Automatic Electronic Shutter (AES)
The possibility of extending the time of opening the shutter allows to increase the exposure of the image sensor. This is a very useful feature in areas with low light, since a longer exposure time results in a brighter image. However, it is not free from drawbacks. The problem is blurring of moving parts of the image. This is due to the fact that the objects move significantly during the period of opening the shutter, being reproduced all the time. Another important limitation is the frame speed of the camera - the opening time cannot exceed the frame time.
JPEG compression has a disadvantage - it generates blocks with undesirable texture. This causes strange patterns in the picture. The effect is particularly visible in dark scenes. The solution to this problem is to reduce the sharpness of the image. Reducing this parameter, you can smooth out the "noise" caused by the compression. Of course, too big reduction would result in a blurred image.

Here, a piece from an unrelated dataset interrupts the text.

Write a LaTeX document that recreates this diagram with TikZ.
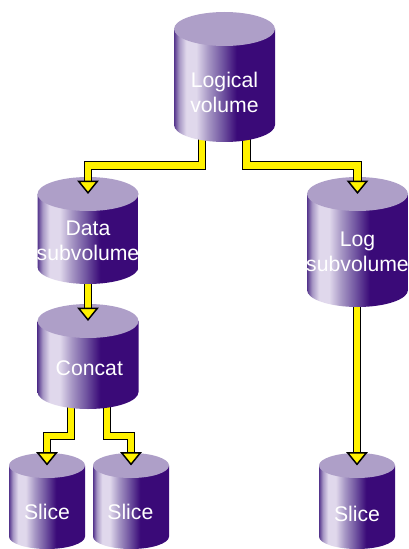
\documentclass[tikz,border=0pt]{standalone}
\usepackage{fontspec}
\setmainfont{Liberation Sans}
\usepackage{tikz}
\usetikzlibrary{arrows.meta}
\definecolor{drumtop}{RGB}{174,159,200}
\definecolor{drumdark}{RGB}{58,10,120}
\definecolor{drumedge}{RGB}{84,52,140}
\definecolor{drumlight}{RGB}{224,216,236}
\definecolor{drummid}{RGB}{166,150,196}
\definecolor{drumlow}{RGB}{112,84,160}
% the path covers only the middle 50bp of a shading
\pgfdeclarehorizontalshading{drumshade}{100bp}{
  color(0bp)=(drumedge); color(25bp)=(drumedge); color(27.5bp)=(drummid); color(31bp)=(drumlight);
  color(36bp)=(drumlight); color(42bp)=(drummid); color(49bp)=(drumlow);
  color(56bp)=(drumdark); color(100bp)=(drumdark)}
\tikzset{
  pipe/.style={draw=black,double=yellow,double distance=4.6pt,line width=1pt,line join=miter,
    -{Triangle[length=10pt,width=16pt,fill=yellow,line width=1.1pt]}},
  drumlabel/.style={text=white,align=center,font=\fontsize{15.9}{18.75}\selectfont}
}
% name, x, y of top centre, half width, top radius, body height, text shift, text
\newcommand{\drum}[8]{
  \begin{scope}[shift={(#2,#3)}]
    \pgfmathsetmacro{\drumh}{(#6+#5)*0.75}
    \pgfmathsetmacro{\drumw}{#4*1.5}
    \shade[shading=drumshade] (-#4,0) -- (-#4,#6) arc[start angle=180,end angle=0,x radius=#4,y radius=#5] -- (#4,0) -- cycle ;
    \fill[drumtop] (0,0) ellipse [x radius=#4,y radius=#5] ;
    \node (#1) [minimum width=\drumw pt,minimum height=\drumh pt,inner sep=0pt,anchor=north,
      label={[drumlabel,#7]center:{#8}}] at (0,0) {};
  \end{scope}
}
\begin{document}
\begin{tikzpicture}[x=0.75pt,y=0.75pt,yscale=-1,xscale=1]
\useasboundingbox (0,0) rectangle (408,549);
% pipe starts, hidden under the drum they leave
\coordinate (logicalL) at (202,130);
\coordinate (logicalR) at (246.5,130);
\coordinate (dataB) at (88,275);
\coordinate (logB) at (357,295);
\coordinate (concatL) at (71,400);
\coordinate (concatR) at (107,400);
%Slices
\drum{slicea}{47}{465.5}{38}{12.5}{71}{yshift=-3.2pt}{Slice}
\drum{sliceb}{131}{465.5}{38}{12.5}{71}{yshift=-3.2pt,xshift=-0.5pt}{Slice}
\drum{slicec}{357}{465.5}{38}{12.5}{71}{yshift=-4.7pt}{Slice}
%Concat and its pipes
\draw[pipe] (concatL) -- (concatL |- 0,436) -| (slicea.north);
\draw[pipe] (concatR) -- (concatR |- 0,436) -| (sliceb.north);
\drum{concat}{88}{321}{50.5}{17}{71}{yshift=-2.2pt,xshift=1pt}{Concat}
%Subvolumes
\draw[pipe] (dataB) -- (concat.north);
\drum{data}{88}{194}{50.5}{17}{73}{yshift=-1pt}{Data\\subvolume}
\draw[pipe] (logB) -- (slicec.north);
\drum{logsub}{357.5}{194}{50.5}{17}{96}{yshift=-1pt}{Log\\subvolume}
%Top volume
\draw[pipe] (logicalL) -- (logicalL |- 0,165.5) -| (data.north);
\draw[pipe] (logicalR) -- (logicalR |- 0,165.5) -| (logsub.north);
\drum{logical}{224.5}{29}{50.5}{17}{96}{yshift=-5pt}{Logical\\volume}
\end{tikzpicture}
\end{document}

Screenshot of Camera Setup in ACTi cameras
Modern IP cameras offer many options for adjusting to operating conditions. The mechanisms used in the devices allow them to work in almost all environments. The image quality obtained depends also on the skills of the installer. Please note that the manufacturer presets the parameters to some default conditions that are typical for a specific model. In actual conditions the installer can improve the picture quality. However, it happens in some cases that inexperienced installer worsens the image from the camera to a degree that he may suspect the device is broken. So, if the default settings are satisfactory, there is no need to "experiment". In any case, the changes of the parameters should be made very carefully.